'Fix This Code' Jailbreak Behind Anthropic Model Shutdown; White House Talks Deadlock

Fortune and Axios detailed the three-word prompt Amazon researchers used to bypass Fable 5's guardrails, while a June 15 meeting between Anthropic leadership and Trump administration officials ended with no path back online.

New reporting from Fortune and Axios has filled in the technical and political details behind the shutdown of Anthropic's Fable 5 and Mythos 5 models. The trigger was a jailbreak demonstrated by Amazon researchers in which the prompt 'Fix this code' — appended to attacker-supplied source — caused Fable 5 to produce cybersecurity content that its safety classifiers were supposed to block. Amazon CEO Andy Jassy escalated the finding directly to the White House by phone on June 11, and the Commerce Department issued export controls 24 hours later. Anthropic's senior leaders met administration officials on June 15 to make their case for restoring access. The meeting ended without resolution.

The vulnerability matters because Fable was the public-tier model built on top of the gated Mythos base — Anthropic split one underlying model into two products on the theory that classifiers and refusal layers could safely separate the two audiences. The 'Fix this code' bypass collapses that separation. Industry security researchers, including Luta Security's Katie Moussouris in an open letter, have argued that the broader lesson is that perimeter-style guardrails on a single shared weights file are not a substitute for capability gating at the model layer.

The episode is the highest-profile test yet of how U.S. export controls apply to large language models. Because the controls treat any disclosure to a noncitizen as an export — including to noncitizen employees inside the United States — Anthropic had no way to keep the models running for any users without violating the order. The standoff now centers on a technical question with policy stakes: can Anthropic ship a patched Fable that the administration will certify, or does the entire Mythos-class capability tier need to be relicensed under a different framework? Both sides have said they want a quick resolution and neither has offered a timeline.

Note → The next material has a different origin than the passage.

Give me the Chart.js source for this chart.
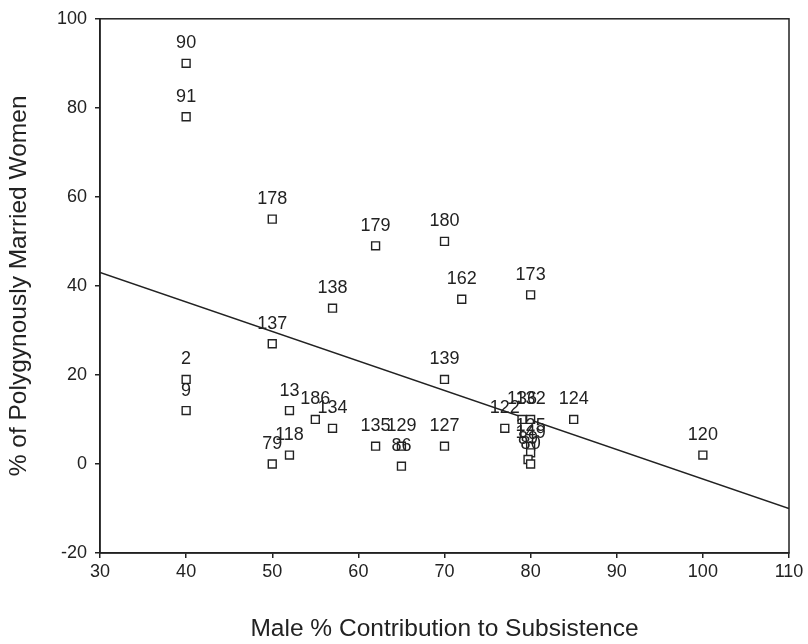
<!DOCTYPE html>
<html>
<head>
<meta charset="utf-8">
<script src="https://cdn.jsdelivr.net/npm/chart.js@4.4.1/dist/chart.umd.min.js"></script>
<style>
html,body{margin:0;padding:0;background:#fff;}
#wrap{width:808px;height:644px;}
</style>
</head>
<body>
<div id="wrap"><canvas id="c" width="808" height="644"></canvas></div>
<script>
// Society ids, male % contribution to subsistence, % polygynously married women
const societyIds = ['90','91','178','179','180','162','173','138','137','2','9','139','13','186','134','135','129','86','79','118','127','122','124','120','136','132','125','149','89','80'];
const maleContribution = [40,40,50,62,70,72,80,57,50,40,40,70,52,55,57,62,65,65,50,52,70,77,85,100,79,80,80,80,79.7,80];
const polygynyPct = [90,78,55,49,50,37,38,35,27,19,12,19,12,10,8,4,4,-0.5,0,2,4,8,10,2,10,10,4,2.5,1,0];
// Fitted regression line endpoints
const fitX = [30,110];
const fitY = [43,-10];
// Axis ticks
const xTicks = [30,40,50,60,70,80,90,100,110];
const yTicks = [-20,0,20,40,60,80,100];

const FONT = "'Liberation Sans', Arial, Helvetica, sans-serif";
const INK = '#222';

const points = maleContribution.map((x,i)=>({x:x, y:polygynyPct[i], id:societyIds[i]}));
const fitLine = fitX.map((x,i)=>({x:x, y:fitY[i]}));

const decor = {
  id:'decor',
  afterDatasetsDraw(chart){
    const ctx = chart.ctx;
    const a = chart.chartArea;
    ctx.save();
    ctx.strokeStyle = INK;
    ctx.lineWidth = 1.5;
    ctx.strokeRect(a.left, a.top, a.right - a.left, a.bottom - a.top);
    const meta = chart.getDatasetMeta(0);
    ctx.fillStyle = INK;
    ctx.font = "18px " + FONT;
    ctx.textAlign = 'center';
    ctx.textBaseline = 'middle';
    meta.data.forEach((el,i)=>{
      ctx.fillText(points[i].id, el.x, el.y - 20);
    });
    ctx.restore();
  }
};

new Chart(document.getElementById('c'), {
  type:'scatter',
  data:{
    datasets:[
      {
        type:'scatter',
        data: points,
        pointStyle:'rect',
        pointRadius:5.6,
        pointBorderWidth:1.4,
        pointBorderColor:INK,
        pointBackgroundColor:'#fff'
      },
      {
        type:'line',
        data: fitLine,
        borderColor:INK,
        borderWidth:1.5,
        pointRadius:0,
        fill:false
      }
    ]
  },
  options:{
    responsive:false,
    animation:false,
    layout:{padding:{top:15,right:19,left:0,bottom:0}},
    plugins:{legend:{display:false}, tooltip:{enabled:false}},
    scales:{
      x:{
        type:'linear', min:30, max:110,
        afterBuildTicks(s){ s.ticks = xTicks.map(v=>({value:v})); },
        afterFit(s){ s.height = 91; },
        grid:{drawOnChartArea:false, drawTicks:true, tickLength:5, color:INK, lineWidth:1.5},
        border:{display:true, color:INK, width:1.5},
        ticks:{color:INK, font:{family:FONT, size:18}, padding:3, maxRotation:0},
        title:{display:true, text:'Male % Contribution to Subsistence', color:INK, font:{family:FONT, size:24.5}, padding:{top:0,bottom:0}}
      },
      y:{
        type:'linear', min:-20, max:100,
        afterBuildTicks(s){ s.ticks = yTicks.map(v=>({value:v})); },
        afterFit(s){ s.width = 100; },
        grid:{drawOnChartArea:false, drawTicks:true, tickLength:5, color:INK, lineWidth:1.5},
        border:{display:true, color:INK, width:1.5},
        ticks:{color:INK, font:{family:FONT, size:18}, padding:8},
        title:{display:true, text:'% of Polygynously Married Women', color:INK, font:{family:FONT, size:24.5}, padding:{top:5,bottom:0}}
      }
    }
  },
  plugins:[decor]
});
</script>
</body>
</html>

For learners, this is a textbook case of how safety architecture choices ripple into commercial and regulatory outcomes. A safety classifier is not a hard capability boundary — it is a learned filter that can be probed and circumvented, sometimes by inputs as short as three words. Engineering teams shipping LLM products should treat refusal layers as defense-in-depth, not as the only line of defense, and assume that any capability present in the base model will eventually surface under adversarial pressure.